Shadia menjadi satu dari tiga orang yang
diberi kesempatan untuk memberikan rekomendasi bagi Dewan Keamanan PBB,
terkait promosi hak-hak perempuan se-dunia.
Demikian rilis yang diterima Kompas dari LINA, Sabtu (10/3/2012) ini.
Kegiatan
yang dinamakan Pertemuan Formula Arria di New York tersebut, merupakan
pertemuan antara para anggota Dewan Keamanan PBB dan ahli dalam isu
tertentu, untuk membahas upaya partisipasi perempuan yang lebih besar
dalam mediasi dan resolusi konflik.
Pertemuan itu mengundang tiga
tokoh untuk berpidato, yaitu Betty Atuku Bigombe, Menteri Negara Sumber
Daya Air dari Uganda; Jamal Benomar, Penasihat Khusus Sekertaris Jendral
untuk Yaman; dan Shadia Marhaban, Presiden Liga Inong Acheh (LINA) dari
Indonesia.
Dalam pidatonya, Shadia mengungkapkan, proses
perdamaian di Aceh merupakan model dunia untuk resolusi konflik. Namun,
sebagaimana terjadi di banyak wilayah konflik, isu perempuan
termarjinalkan dari pembahasan.
Oleh karena itu, perdamaian tidak
hanya tentang mengakhiri kekerasan dan menghancurkan senjata, tetapi
juga membangun masyarakat yang lebih baik, di mana hak-hak semua orang
terlindungi, termasuk pengakuan atas peran perempuan.
Shadia juga
menyayangkan kurangnya komitmen pihak yang bertikai, terhadap pemenuhan
aspek keadilan yang terlihat dari belum terlaksananya Komisi Kebenaran
dan Rekonsiliasi.
Ketika proses perdamaian hanya fokus pada pelaku
dan bukan para pembangun perdamaian, serta mengabaikan keberagaman
sosial, maka hal ini dapat berdampak buruk bagi hak-hak perempuan.
Dengan
menekankan Resolusi 1325 DK PBB tentang perempuan, perdamaian, dan
kekerasan, peran perempuan harus diperluas melampaui dinding isu gender.
Perempuan harus didukung kapasitasnya dalam proses transisi politik
pascakonflik.
Upaya ini bisa dilakukan, dengan dukungan organisasi
perempuan dan membangun jaringan dengan lembaga yang relevan baik di
tingkat regional maupun internasional.
Menyoal pengalaman Aceh,
Shadia menutup pidato dengan menyimpulkan bahwa proses perdamaian
bukanlah untuk mengakomodir semua tuntutan para pihak, melainkan mencari
kompromi seimbang antarpihak yang tidak mengabaikan hak-hak rakyat.
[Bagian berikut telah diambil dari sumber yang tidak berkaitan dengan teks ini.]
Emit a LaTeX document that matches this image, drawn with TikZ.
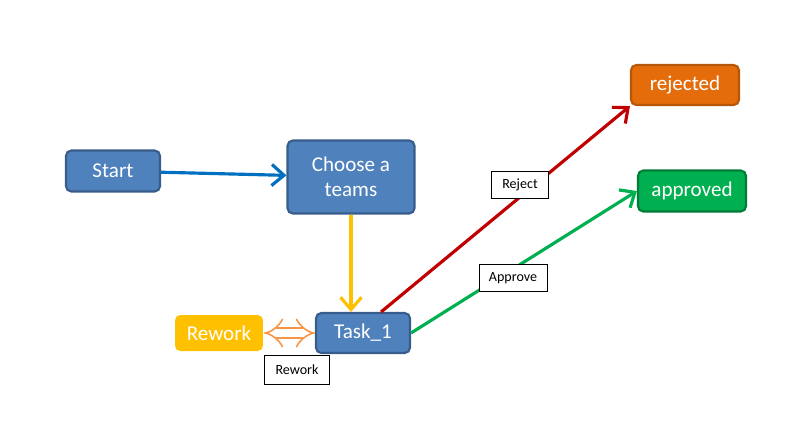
\documentclass[tikz,border=0pt]{standalone}
\usepackage{fontspec}
\setmainfont{Carlito}
\usetikzlibrary{arrows.meta}
\definecolor{boxblau}{RGB}{79,129,189}
\definecolor{randblau}{RGB}{56,93,138}
\definecolor{pfeilblau}{RGB}{0,112,192}
\definecolor{gelb}{RGB}{255,192,0}
\definecolor{orangerot}{RGB}{228,108,10}
\definecolor{gruen}{RGB}{0,176,80}
\definecolor{rot}{RGB}{192,0,0}
\definecolor{hellorange}{RGB}{247,150,70}
\tikzset{
  box/.style={draw=randblau, line width=1.2pt, rounded corners=3pt, fill=boxblau,
    text=white, font=\large, align=center, inner sep=0pt},
  marke/.style={draw=black, fill=white, font=\footnotesize, inner sep=0pt,
    minimum height=0.54cm},
  pfeil/.style={line width=1.8pt, -{Straight Barb[length=7pt,width=12pt]}}
}
\begin{document}
\begin{tikzpicture}[x=0.02cm, y=-0.02cm]
    \useasboundingbox (0,0) rectangle (808,437);
    
    % Kaesten
    \node[box, minimum width=1.88cm, minimum height=0.82cm] (start) at (113,171) {Start};
    \node[box, minimum width=2.54cm, minimum height=1.46cm] (choose) at (351,177) {Choose a\\teams};
    \node[box, minimum width=1.88cm, minimum height=0.80cm] (task) at (363,333) {Task\_1};
    \node[box, draw=none, fill=gelb, minimum width=1.76cm, minimum height=0.72cm] (rework) at (219,333) {Rework};
    \node[box, draw=orangerot!80!black, fill=orangerot, minimum width=2.16cm, minimum height=0.80cm] (rejected) at (685,85) {rejected};
    \node[box, draw=gruen!70!black, fill=gruen, minimum width=2.16cm, minimum height=0.82cm] (approved) at (692,191) {approved};
    
    % Pfeile
    \draw[pfeil, pfeilblau] (start) -- (choose);
    \draw[pfeil, gelb] (choose) -- (choose |- task.north);
    \draw[pfeil, rot] (task.north east) ++(-30,0) coordinate (ab) -- (rejected.south west);
    \draw[pfeil, gruen] (task.east) -- (approved.west);
    \draw[hellorange, line width=0.9pt, double, double distance=5pt,
      {Implies[]}-{Implies[]}] (rework) -- (task);
    
    % Beschriftungen
    \node[marke, minimum width=1.14cm] (lreject) at (520,185) {Reject};
    \node[marke, minimum width=1.36cm] (lapprove) at (513,278) {Approve};
    \node[marke, minimum width=1.30cm, minimum height=0.58cm] (lrework) at (297,370) {Rework};
\end{tikzpicture}
\end{document}
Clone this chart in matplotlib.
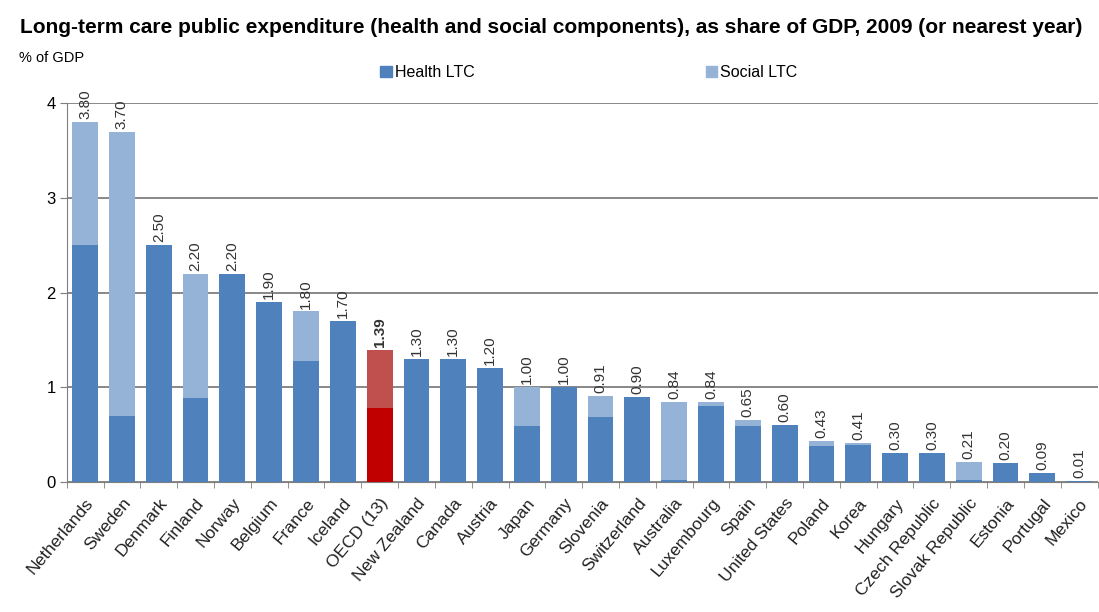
import numpy as np
import matplotlib.pyplot as plt
import matplotlib.transforms as mtransforms
from matplotlib.patches import Patch

plt.rcParams['font.family'] = ['Liberation Sans', 'DejaVu Sans']

countries = ['Netherlands', 'Sweden', 'Denmark', 'Finland', 'Norway', 'Belgium', 'France',
             'Iceland', 'OECD (13)', 'New Zealand', 'Canada', 'Austria', 'Japan', 'Germany',
             'Slovenia', 'Switzerland', 'Australia', 'Luxembourg', 'Spain', 'United States',
             'Poland', 'Korea', 'Hungary', 'Czech Republic', 'Slovak Republic', 'Estonia',
             'Portugal', 'Mexico']

totals = [3.80, 3.70, 2.50, 2.20, 2.20, 1.90, 1.80, 1.70, 1.39, 1.30, 1.30, 1.20, 1.00, 1.00,
          0.91, 0.90, 0.84, 0.84, 0.65, 0.60, 0.43, 0.41, 0.30, 0.30, 0.21, 0.20, 0.09, 0.01]
health = [2.50, 0.69, 2.50, 0.89, 2.20, 1.90, 1.28, 1.70, 0.78, 1.30, 1.30, 1.20, 0.59, 1.00,
          0.68, 0.90, 0.02, 0.80, 0.59, 0.60, 0.38, 0.39, 0.30, 0.30, 0.02, 0.20, 0.09, 0.01]
labels = ['3.80', '3.70', '2.50', '2.20', '2.20', '1.90', '1.80', '1.70', '1.39', '1.30', '1.30',
          '1.20', '1.00', '1.00', '0.91', '0.90', '0.84', '0.84', '0.65', '0.60', '0.43', '0.41',
          '0.30', '0.30', '0.21', '0.20', '0.09', '0.01']
highlight = 'OECD (13)'

totals = np.array(totals)
health = np.array(health)
social = totals - health
x = np.arange(len(countries))

c_health = '#4F81BD'
c_social = '#95B3D7'
c_health_hl = '#C00000'
c_social_hl = '#C0504D'

hc = [c_health_hl if c == highlight else c_health for c in countries]
sc = [c_social_hl if c == highlight else c_social for c in countries]

fig = plt.figure(figsize=(10.99, 6.12), dpi=100)
ax = fig.add_axes([0.0607, 0.2129, 0.938, 0.6183])

ax.bar(x, health, width=0.7, color=hc, zorder=3)
ax.bar(x, social, bottom=health, width=0.7, color=sc, zorder=3)

for i in range(len(x)):
    bold = 'bold' if countries[i] == highlight else 'normal'
    ax.text(x[i], totals[i] + 0.03, labels[i], rotation=90, ha='center', va='bottom',
            fontsize=11, color='#333333', fontweight=bold)

ax.set_xlim(-0.5, len(x) - 0.5)
ax.set_ylim(0, 4)
ax.set_yticks([0, 1, 2, 3, 4])
ax.yaxis.grid(True, color='#7f7f7f', linewidth=1.3, zorder=0)
ax.set_axisbelow(True)

ax.set_xticks(x)
ax.set_xticklabels(countries, rotation=50, ha='right', rotation_mode='anchor', fontsize=12.5,
                   color='#222222')
# nudge the slanted names a little to the left, as in the original
shift = mtransforms.ScaledTranslation(-7 / 100, 0, fig.dpi_scale_trans)
for lbl in ax.get_xticklabels():
    lbl.set_transform(lbl.get_transform() + shift)
ax.set_xticks(np.arange(len(x) + 1) - 0.5, minor=True)
ax.tick_params(axis='x', which='major', length=0, pad=10)
ax.tick_params(axis='x', which='minor', length=4, color='#7f7f7f', direction='out')
ax.tick_params(axis='y', labelsize=12, length=5, color='#7f7f7f', pad=3)

for s in ['top', 'right']:
    ax.spines[s].set_visible(False)
ax.spines['left'].set_color('#7f7f7f')
ax.spines['bottom'].set_color('#7f7f7f')

fig.text(0.018, 0.955, 'Long-term care public expenditure (health and social components), '
         'as share of GDP, 2009 (or nearest year)', fontsize=15, fontweight='bold',
         ha='left', va='center')
fig.text(0.017, 0.905, '% of GDP', fontsize=10.5, ha='left', va='center')

handles = [Patch(color=c_health, label='Health LTC'), Patch(color=c_social, label='Social LTC')]
fig.legend(handles=handles, loc='center', bbox_to_anchor=(0.536, 0.881), ncol=2,
           frameon=False, fontsize=11.5, handlelength=0.7, handleheight=0.7,
           handletextpad=0.2, columnspacing=14.5)

fig.savefig('out.png', dpi=100)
Hal
itu hanya bisa dilakukan dengan sikap inklusif, sehingga memberikan
martabat bagi solusi perdamaian.
LINA adalah lembaga perempuan
yang berdiri sejak tahun 2006, dan memperjuangkan pemberdayaan sosial
politik bagi perempuan dan kelompok masyarakat sipil generasi muda di
Aceh.
Setelah menjadi satu-satunya negosiator perempuan dalam
perundingan damai di Helsinki tahun 2005 lalu, saat ini Shadia Marhaban
juga menjabat Executive Board Asia Pacific Forum dan peneliti di
Weatherhead Center for International Affairs, Universitas Harvard, AS.